Wir sind für andalusische Verhältnisse sehr früh dran, was daran liegt, dass die Pferde um 20:00 Uhr heim in den Stall müssen und man wirklich einmal gesehen haben muss, wie die Caballeros einem stolz gestreckt was vorreiten. Also nehmen wir uns in einem Zelt in Mittellage in der Poolposition Platz, richten die Stühle zur Straße aus, bestellen einen Krug Rebojito (Sherry + Seven Up mit einem Minzstengel), freuen uns, dass unser Zelt noch keine Musik macht, weil die von gegenüber eh so laut ist, dass wir einander anschreien müssen und sehen Karins Aussage bestätigt, dass der andalusische Reiter nur zwei Reitkunststücke zu beherrschen braucht: einmal Schritt (um bis zum Zelt zu kommen) und dann noch die Vorderhandwendung, um zur Bar einzuschlagen. Getrunken wird anschließend hoch zu Roß. Außerdem kennt das Tier nötigenfalls den Heimweg.
Die meisten Reiter sind traditionell gekleidet: hochbündige Hosen, weißes Hemd, Weste, Hut. Manche haben zu Dekorationszwecken hinten im Damensattel eine total aufgebrezelte Frau sitzen. Die Damen müssen da hinaufgehoben worden sein: sie tragen andalusische Tracht mit bis kurz über den Knien hautengem und dann weit schwingendem Rock (bei der einen oder anderen vermute ich stark, dass sie nachmittags extra für die Feria in ihr Gewand eingenäht wurde), was sie auf dem Pferd sehr hübsch und grazil wirken läßt. Die Wirkung verfliegt in dem Moment, wenn die Füßchen in den hochhackigen Schuhen den Erdboden berühren, weil das bißchen Trippelschritt, das dieser Schnitt erlaubt, eher an die eingebundenen Füße asiatischer Schönheiten erinnern, als an eine thsolthze Carrrmen, olé! Trotzdem.

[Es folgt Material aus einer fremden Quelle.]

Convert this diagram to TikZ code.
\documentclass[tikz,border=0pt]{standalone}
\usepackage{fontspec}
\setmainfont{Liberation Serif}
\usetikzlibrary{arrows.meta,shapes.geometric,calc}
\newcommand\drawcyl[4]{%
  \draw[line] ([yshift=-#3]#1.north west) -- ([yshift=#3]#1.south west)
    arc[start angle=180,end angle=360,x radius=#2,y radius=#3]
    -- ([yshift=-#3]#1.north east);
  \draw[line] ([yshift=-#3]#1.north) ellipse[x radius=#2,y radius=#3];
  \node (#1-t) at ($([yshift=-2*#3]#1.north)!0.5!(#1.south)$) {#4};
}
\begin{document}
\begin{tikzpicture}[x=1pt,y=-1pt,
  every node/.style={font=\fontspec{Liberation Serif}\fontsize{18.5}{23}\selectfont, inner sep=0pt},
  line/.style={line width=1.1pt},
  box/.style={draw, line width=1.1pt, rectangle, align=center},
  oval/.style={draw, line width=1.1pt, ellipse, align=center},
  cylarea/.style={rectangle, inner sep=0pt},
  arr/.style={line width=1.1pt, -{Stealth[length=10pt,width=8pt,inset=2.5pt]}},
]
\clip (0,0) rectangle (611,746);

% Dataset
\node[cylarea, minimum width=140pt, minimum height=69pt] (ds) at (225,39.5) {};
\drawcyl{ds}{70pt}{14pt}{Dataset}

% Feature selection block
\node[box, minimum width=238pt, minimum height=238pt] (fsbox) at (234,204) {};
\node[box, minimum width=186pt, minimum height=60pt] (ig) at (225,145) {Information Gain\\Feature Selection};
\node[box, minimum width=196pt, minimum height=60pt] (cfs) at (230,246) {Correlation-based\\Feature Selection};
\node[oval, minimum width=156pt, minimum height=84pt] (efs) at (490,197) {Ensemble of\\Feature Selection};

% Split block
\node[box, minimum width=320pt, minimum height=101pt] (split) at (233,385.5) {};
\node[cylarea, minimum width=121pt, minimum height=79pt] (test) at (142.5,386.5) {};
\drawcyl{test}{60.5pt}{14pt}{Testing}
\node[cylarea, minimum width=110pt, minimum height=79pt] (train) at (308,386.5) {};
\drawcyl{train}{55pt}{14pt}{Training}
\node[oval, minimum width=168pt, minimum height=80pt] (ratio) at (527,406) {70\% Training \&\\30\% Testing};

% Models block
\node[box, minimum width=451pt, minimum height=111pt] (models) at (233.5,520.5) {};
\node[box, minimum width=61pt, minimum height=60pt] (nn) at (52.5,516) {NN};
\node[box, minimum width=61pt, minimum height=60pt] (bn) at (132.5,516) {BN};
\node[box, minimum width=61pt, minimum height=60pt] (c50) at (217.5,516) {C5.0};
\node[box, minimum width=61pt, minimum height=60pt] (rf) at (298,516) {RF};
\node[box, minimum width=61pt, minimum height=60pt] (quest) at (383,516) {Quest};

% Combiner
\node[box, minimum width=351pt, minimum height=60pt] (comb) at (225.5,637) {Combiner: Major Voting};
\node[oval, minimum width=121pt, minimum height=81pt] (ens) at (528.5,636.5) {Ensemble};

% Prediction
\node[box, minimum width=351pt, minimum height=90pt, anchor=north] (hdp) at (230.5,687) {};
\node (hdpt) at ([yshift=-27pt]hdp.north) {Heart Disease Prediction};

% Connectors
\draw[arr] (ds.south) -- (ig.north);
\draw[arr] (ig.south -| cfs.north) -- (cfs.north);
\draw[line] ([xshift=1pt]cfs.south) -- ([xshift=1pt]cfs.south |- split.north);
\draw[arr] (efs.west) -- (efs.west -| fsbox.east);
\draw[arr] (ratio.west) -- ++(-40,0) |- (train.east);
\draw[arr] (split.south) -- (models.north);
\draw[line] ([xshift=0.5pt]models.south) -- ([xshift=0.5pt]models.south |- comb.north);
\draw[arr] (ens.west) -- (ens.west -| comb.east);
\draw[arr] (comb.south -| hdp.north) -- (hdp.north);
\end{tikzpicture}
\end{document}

Das Aufbrezeln scheint den Señoras und -ritas hierzulande im Blut zu liegen: Mädchen, versichert unsere Gewährszugereiste, werden bereits mit Blumen im Haar und kokett einen Fächer haltend geboren. Bei Knaben reichen O-Beine.

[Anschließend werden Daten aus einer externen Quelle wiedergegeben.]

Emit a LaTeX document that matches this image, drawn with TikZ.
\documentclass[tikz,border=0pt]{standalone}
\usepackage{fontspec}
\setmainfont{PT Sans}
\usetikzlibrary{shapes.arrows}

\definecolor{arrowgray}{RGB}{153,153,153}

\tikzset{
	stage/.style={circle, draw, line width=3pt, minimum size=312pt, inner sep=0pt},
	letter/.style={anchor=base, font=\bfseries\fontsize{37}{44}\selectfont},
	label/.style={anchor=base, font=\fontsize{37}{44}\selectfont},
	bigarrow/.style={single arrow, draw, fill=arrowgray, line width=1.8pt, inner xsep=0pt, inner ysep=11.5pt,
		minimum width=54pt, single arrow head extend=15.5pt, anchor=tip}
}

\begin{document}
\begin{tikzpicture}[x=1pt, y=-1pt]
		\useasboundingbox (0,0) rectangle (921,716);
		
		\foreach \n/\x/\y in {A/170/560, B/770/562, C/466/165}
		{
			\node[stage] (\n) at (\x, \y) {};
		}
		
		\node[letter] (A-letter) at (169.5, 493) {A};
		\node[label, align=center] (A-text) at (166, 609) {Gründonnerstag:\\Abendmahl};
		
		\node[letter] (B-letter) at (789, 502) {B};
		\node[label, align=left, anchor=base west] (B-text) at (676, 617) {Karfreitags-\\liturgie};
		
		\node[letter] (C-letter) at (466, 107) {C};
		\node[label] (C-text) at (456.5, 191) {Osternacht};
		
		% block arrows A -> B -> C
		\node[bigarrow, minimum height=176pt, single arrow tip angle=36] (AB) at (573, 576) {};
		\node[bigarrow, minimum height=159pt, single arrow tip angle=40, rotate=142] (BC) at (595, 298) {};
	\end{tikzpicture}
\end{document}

Ich bin ja nicht direkt eine Aufbrezelkönigin, aber vielleicht wird aus mir doch noch mal ein Dame. Wie wäre es, wenn ich klein anfinge und mir einen Fächer kaufte? Und wo besser auf einer andalusischen Feria, hmmm? Die Antwort auf diese schwer naive Frage: Überall. Überall besser. Irgendwo zwischen dem Bunt- und Unnützplastikdreck führen insgesamt drei von umpfzig Ständen überhaupt Fächer und die sind abartig häßlich und samt und sonders made in China. Madre de Dios, wer will den sowas?

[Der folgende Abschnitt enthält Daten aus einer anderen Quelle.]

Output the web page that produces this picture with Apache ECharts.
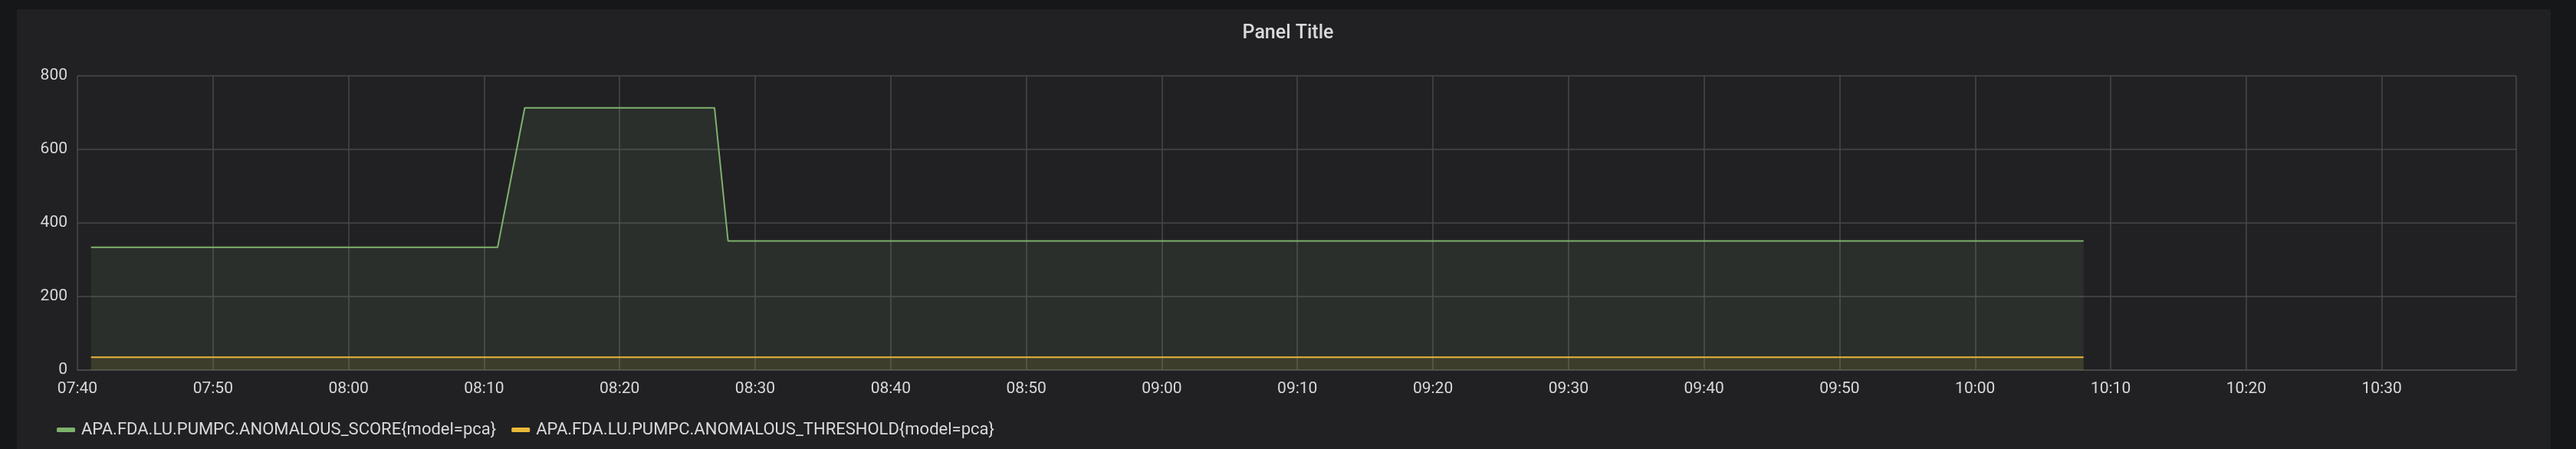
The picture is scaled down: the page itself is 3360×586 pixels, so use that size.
<!DOCTYPE html>
<html>
<head>
<meta charset="utf-8">
<script src="https://cdn.jsdelivr.net/npm/echarts@6/dist/echarts.min.js"></script>
<style>
html,body{margin:0;padding:0;background:#161719;}
#chart{width:3360px;height:586px;}
</style>
</head>
<body>
<div id="chart"></div>
<script>
// ---- data ----
const seriesNames = [
  'APA.FDA.LU.PUMPC.ANOMALOUS_SCORE{model=pca}',
  'APA.FDA.LU.PUMPC.ANOMALOUS_THRESHOLD{model=pca}'
];
// times (HH:MM) where the score changes, and the score values there
const scoreTimes  = ['07:41', '08:11', '08:13', '08:27', '08:28', '10:08'];
const scoreValues = [334, 334, 713, 713, 351, 351];
const thresholdTimes  = ['07:41', '10:08'];
const thresholdValues = [35, 35];
const xTickLabels = ['07:40','07:50','08:00','08:10','08:20','08:30','08:40','08:50','09:00','09:10','09:20','09:30','09:40','09:50','10:00','10:10','10:20','10:30'];
const yTickLabels = ['0','200','400','600','800'];
const xMinTime = '07:40';
const xMaxTime = '10:39:55';

function toMin(t){
  const p = t.split(':').map(Number);
  return p[0]*60 + p[1] + (p[2]||0)/60;
}
function fmt(m){
  const h = Math.floor(m/60), mm = Math.round(m - h*60);
  return String(h).padStart(2,'0') + ':' + String(mm).padStart(2,'0');
}
const scoreData = scoreTimes.map((t,i)=>[toMin(t), scoreValues[i]]);
const thresholdData = thresholdTimes.map((t,i)=>[toMin(t), thresholdValues[i]]);

const textColor = '#d8d9da';
const gridColor = '#48484b';
const font = 'Roboto';

const chart = echarts.init(document.getElementById('chart'), null, {renderer:'canvas'});
chart.setOption({
  animation: false,
  backgroundColor: '#161719',
  textStyle: {fontFamily: font},
  graphic: [{
    type: 'rect',
    z: -10,
    silent: true,
    shape: {x: 22, y: 12, width: 3305, height: 600, r: 3},
    style: {fill: '#212124'}
  }],
  title: {
    text: 'Panel Title',
    left: 'center',
    top: 26,
    textStyle: {color: textColor, fontSize: 25, fontWeight: 500, fontFamily: font}
  },
  legend: {
    left: 69,
    top: 545,
    icon: 'roundRect',
    itemWidth: 24,
    itemHeight: 6,
    itemGap: 20,
    textStyle: {color: textColor, fontSize: 22, fontFamily: font, padding: [0,0,0,3]},
    data: seriesNames
  },
  grid: {left: 101, right: 78, top: 99, bottom: 103},
  xAxis: {
    type: 'value',
    min: toMin(xMinTime),
    max: toMin(xMaxTime),
    interval: 10,
    axisLine: {show: true, lineStyle: {color: gridColor, width: 2}},
    axisTick: {show: false},
    axisLabel: {
      color: textColor, fontSize: 21, fontFamily: font, margin: 14,
      showMaxLabel: false,
      formatter: function(v){ const s = fmt(v); return xTickLabels.indexOf(s) >= 0 ? s : ''; }
    },
    splitLine: {show: true, lineStyle: {color: gridColor, width: 1.5}}
  },
  yAxis: {
    type: 'value',
    min: 0,
    max: 800,
    interval: 200,
    axisLine: {show: false},
    axisTick: {show: false},
    axisLabel: {
      color: textColor, fontSize: 21, fontFamily: font, margin: 13,
      formatter: function(v){ const s = String(v); return yTickLabels.indexOf(s) >= 0 ? s : ''; }
    },
    splitLine: {show: true, lineStyle: {color: gridColor, width: 1.5}}
  },
  series: [
    {
      name: seriesNames[0],
      type: 'line',
      data: scoreData,
      showSymbol: false,
      color: '#7eb26d',
      lineStyle: {width: 2, color: '#7eb26d'},
      areaStyle: {color: '#7eb26d', opacity: 0.1}
    },
    {
      name: seriesNames[1],
      type: 'line',
      data: thresholdData,
      showSymbol: false,
      color: '#eab839',
      lineStyle: {width: 2, color: '#eab839'},
      areaStyle: {color: '#eab839', opacity: 0.1}
    }
  ]
});
</script>
</body>
</html>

Ja. Nee. Die haben am Eingang welche aus Pappe verschenkt – ich glaub, der reicht mir auf meinem Trippelschrittweg zur Damenwerdung erst mal. Wir fahren hier wieder weg und machen irgendjemanden aus dem Stau, der sich nun nach Anbruch der Dunkelheit nach Villamartín hineinsteht, mit unserem Parkplatz sehr glücklich.